Multiple job holding – or moonlighting – is widespread in OECD countries, with 5 to 10% workers holding two or more jobs. Yet, little is known about the determinants of multiple job holding and its responsiveness to tax incentives: research has been held back by the lack of identifying variation as most tax systems treat primary and secondary employments equally. This paper circumvents these limitations by focusing on a unique reform in Germany that allowed workers to hold a second job tax-free, as long as earnings from this secondary employment do not exceed €400 per month. The reform thus decreased the tax rate on secondary earnings by 20% or more. As expected, the reform led to a large increase in the number of secondary jobs below the €400 cutoff and a decrease of secondary jobs in the €400-€1000 range. I find that the take up of secondary jobs doubled across most income groups. However, in contrast to theoretical predictions, I find that workers did not offset new secondary earnings by decreasing earnings in their primary jobs. Therefore the observed increase in multiple job holding represents genuine increases in labor force participation.
"Hour Requirements for In-Work Benefits: Do They Help or Do They Hurt?"

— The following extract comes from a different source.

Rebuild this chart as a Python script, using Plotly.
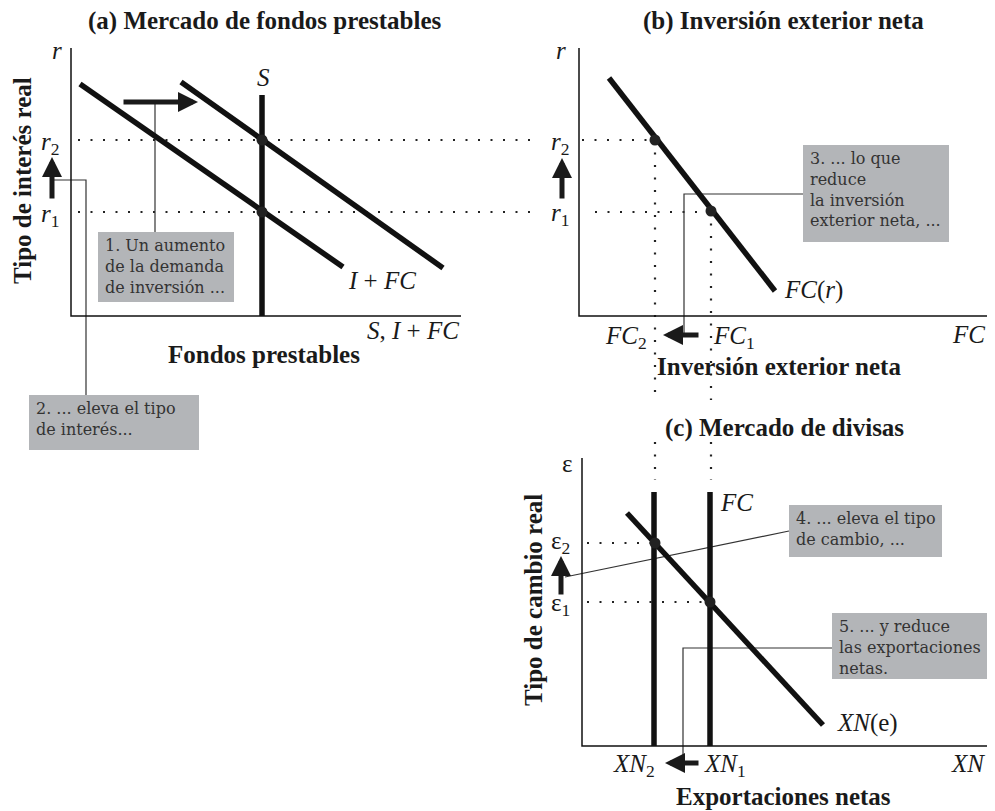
import plotly.graph_objects as go

W, H = 995, 811
BORDE = 8  # margen por defecto del body de la pagina

# ---- (a) Mercado de fondos prestables
eje_a_x = [71, 71, 461]
eje_a_y = [48, 316, 316]
demanda1_x = [80, 343]
demanda1_y = [84, 267]
demanda2_x = [181, 443]
demanda2_y = [82, 268]
ahorro_x = [262, 262]
ahorro_y = [95, 316]

# ---- (b) Inversion exterior neta
eje_b_x = [579, 579, 987]
eje_b_y = [48, 316, 316]
fc_r_x = [609, 775]
fc_r_y = [78, 291]

# ---- (c) Mercado de divisas
eje_c_x = [582, 582, 987]
eje_c_y = [458, 746, 746]
oferta_fc_x = [654, 654, None, 710, 710]
oferta_fc_y = [492, 746, None, 492, 746]
xn_x = [627, 823]
xn_y = [513, 725]

# equilibrios
equilibrio_x = [262, 262, 655, 711, 655, 710]
equilibrio_y = [140, 212, 140, 211, 543, 602]

# lineas punteadas de referencia
punteado_x = [78, 533, None, 582, 655, None, 78, 533, None, 595, 711, None,
              655, 655, None, 655, 655, None, 711, 711, None, 711, 711, None,
              587, 655, None, 587, 710]
punteado_y = [140, 140, None, 140, 140, None, 212, 212, None, 212, 212, None,
              140, 400, None, 442, 480, None, 211, 400, None, 442, 480, None,
              543, 543, None, 602, 602]

# lineas finas de los comentarios
guia_x = [155, 155, None, 52, 86, 86, None, 803, 684, 684, None,
          565, 789, None, 832, 683, 683]
guia_y = [102, 232, None, 180, 180, 395, None, 194, 194, 335, None,
          577, 531, None, 648, 648, 763]

# flechas gruesas (cola -> punta)
flecha_cola_x = [122, 52, 562, 700, 561, 700]
flecha_cola_y = [102, 200, 200, 335, 596, 763]
flecha_punta_x = [198, 52, 562, 663, 561, 665]
flecha_punta_y = [102, 157, 158, 335, 556, 763]

# recuadros grises
caja_x0 = [98, 29, 803, 789, 832]
caja_x1 = [234, 199, 949, 942, 989]
caja_y0 = [232, 395, 145, 505, 613]
caja_y1 = [302, 450, 242, 557, 679]
caja_texto = [
    "1. Un aumento<br>de la demanda<br>de inversión ...",
    "2. ... eleva el tipo<br>de interés...",
    "3. ... lo que<br>reduce<br>la inversión<br>exterior neta, ...",
    "4. ... eleva el tipo<br>de cambio, ...",
    "5. ... y reduce<br>las exportaciones<br>netas.",
]

# titulos de panel
titulo_texto = ["(a) Mercado de fondos prestables", "(b) Inversión exterior neta",
                "(c) Mercado de divisas"]
titulo_x = [264, 783, 784]
titulo_y = [21, 21, 428]

# titulos de ejes
eje_texto = ["Fondos prestables", "Inversión exterior neta", "Exportaciones netas",
             "Tipo de interés real", "Tipo de cambio real"]
eje_tx = [264, 779, 783, 22, 533]
eje_ty = [354, 366, 796, 181, 600]
eje_rot = [0, 0, 0, -90, -90]

# etiquetas de curvas y valores
etiqueta_texto = ["<i>r</i>", "<i>S</i>", "<i>I</i> + <i>FC</i>", "<i>S</i>, <i>I</i> + <i>FC</i>",
                  "<i>r</i><sub>2</sub>", "<i>r</i><sub>1</sub>",
                  "<i>r</i>", "<i>r</i><sub>2</sub>", "<i>r</i><sub>1</sub>",
                  "<i>FC</i>(<i>r</i>)", "<i>FC</i><sub>2</sub>", "<i>FC</i><sub>1</sub>", "<i>FC</i>",
                  "ε", "ε<sub>2</sub>", "ε<sub>1</sub>", "<i>FC</i>", "<i>XN</i>(e)",
                  "<i>XN</i><sub>2</sub>", "<i>XN</i><sub>1</sub>", "<i>XN</i>"]
etiqueta_x = [57, 263, 382, 461, 50, 50, 561, 560, 560, 782, 626, 734, 987,
              567, 560, 560, 736, 835, 634, 725, 987]
etiqueta_y = [50, 77, 280, 330, 143, 215, 50, 143, 214, 290, 337, 337, 334,
              463, 542, 604, 502, 723, 765, 765, 763]
etiqueta_ancla = ["center", "center", "center", "right", "center", "center",
                  "center", "center", "center", "left", "center", "center", "right",
                  "center", "center", "center", "center", "left", "center", "center", "right"]

SERIF = "Liberation Serif"
NEGRO = "#111111"

fig = go.Figure()

def linea(x, y, ancho, color=NEGRO, dash="solid"):
    fig.add_trace(go.Scatter(x=x, y=y, mode="lines", hoverinfo="skip",
                             line=dict(color=color, width=ancho, dash=dash)))

for i in range(len(caja_x0)):
    fig.add_shape(type="rect", xref="x", yref="y", x0=caja_x0[i], x1=caja_x1[i],
                  y0=caja_y0[i], y1=caja_y1[i], fillcolor="#b3b5b8",
                  line=dict(width=0), layer="below")

linea(punteado_x, punteado_y, 2.2, "#222222", "2px,10.5px")
linea(guia_x, guia_y, 1.2, "#333333")
for ex, ey in [(eje_a_x, eje_a_y), (eje_b_x, eje_b_y), (eje_c_x, eje_c_y)]:
    linea(ex, ey, 1.5)
for cx, cy in [(demanda1_x, demanda1_y), (demanda2_x, demanda2_y), (ahorro_x, ahorro_y),
               (fc_r_x, fc_r_y), (oferta_fc_x, oferta_fc_y), (xn_x, xn_y)]:
    linea(cx, cy, 5.5)

fig.add_trace(go.Scatter(x=equilibrio_x, y=equilibrio_y, mode="markers", hoverinfo="skip",
                         marker=dict(size=11, color="#222222")))

anotaciones = []
for i in range(len(flecha_cola_x)):
    anotaciones.append(dict(x=flecha_punta_x[i], y=flecha_punta_y[i], ax=flecha_cola_x[i],
                            ay=flecha_cola_y[i], xref="x", yref="y", axref="x", ayref="y",
                            text="", showarrow=True, arrowhead=2, arrowsize=0.8,
                            arrowwidth=5, arrowcolor="#1a1a1a", standoff=0))
for i in range(len(caja_texto)):
    anotaciones.append(dict(x=caja_x0[i] + 5, y=caja_y0[i] + 2, xref="x", yref="y",
                            text=caja_texto[i], showarrow=False, xanchor="left",
                            yanchor="top", align="left",
                            font=dict(family="DejaVu Serif", size=16, color="#333333")))
for i in range(len(titulo_texto)):
    anotaciones.append(dict(x=titulo_x[i], y=titulo_y[i], xref="x", yref="y",
                            text="<b>%s</b>" % titulo_texto[i], showarrow=False,
                            font=dict(family=SERIF, size=25, color="#1a1a1a")))
for i in range(len(eje_texto)):
    anotaciones.append(dict(x=eje_tx[i], y=eje_ty[i], xref="x", yref="y",
                            text="<b>%s</b>" % eje_texto[i], showarrow=False,
                            textangle=eje_rot[i],
                            font=dict(family=SERIF, size=25, color="#1a1a1a")))
for i in range(len(etiqueta_texto)):
    anotaciones.append(dict(x=etiqueta_x[i], y=etiqueta_y[i], xref="x", yref="y",
                            text=etiqueta_texto[i], showarrow=False,
                            xanchor=etiqueta_ancla[i],
                            font=dict(family=SERIF, size=25, color="#1a1a1a")))

# la pagina coloca el grafico desplazado BORDE px: se compensa en los rangos
fig.update_layout(
    width=W - BORDE, height=H - BORDE, margin=dict(l=0, r=0, t=0, b=0),
    paper_bgcolor="white", plot_bgcolor="white", showlegend=False,
    xaxis=dict(range=[BORDE, W], visible=False, fixedrange=True),
    yaxis=dict(range=[H, BORDE], visible=False, fixedrange=True),
    annotations=anotaciones,
)

fig.write_html("out.html")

I study how rules governing in-work subsidies affect program participation. In contrast to the Earned Income Tax Credit in the USA that provides in-work subsidies starting from the first dollar earned, the Working Tax Credit (WTC) in the UK requires individuals to work a certain number of hours per week before they can qualify for benefits. On the one hand, the WTC program incentivizes individuals to seek out substantial employments. On the other hand, needy individuals who are genuinely trying to find work but unable to meet the hour requirement are denied benefits. I investigate how hour requirements affect program participation by studying a reform that increased the hour requirement for couples from 16 hours to 24 hours per week. Using administrative data on the full sample of the WTC recipients I find that a large number of couples were able to increase working hours from 16 to 24 as evident by a shift of excess mass from 16 times the minimum wage to 24 times the minimum wage. However, nearly 50% of couples who were previously eligible were not able or chose not to increase their labor supply, and therefore lost WTC benefits.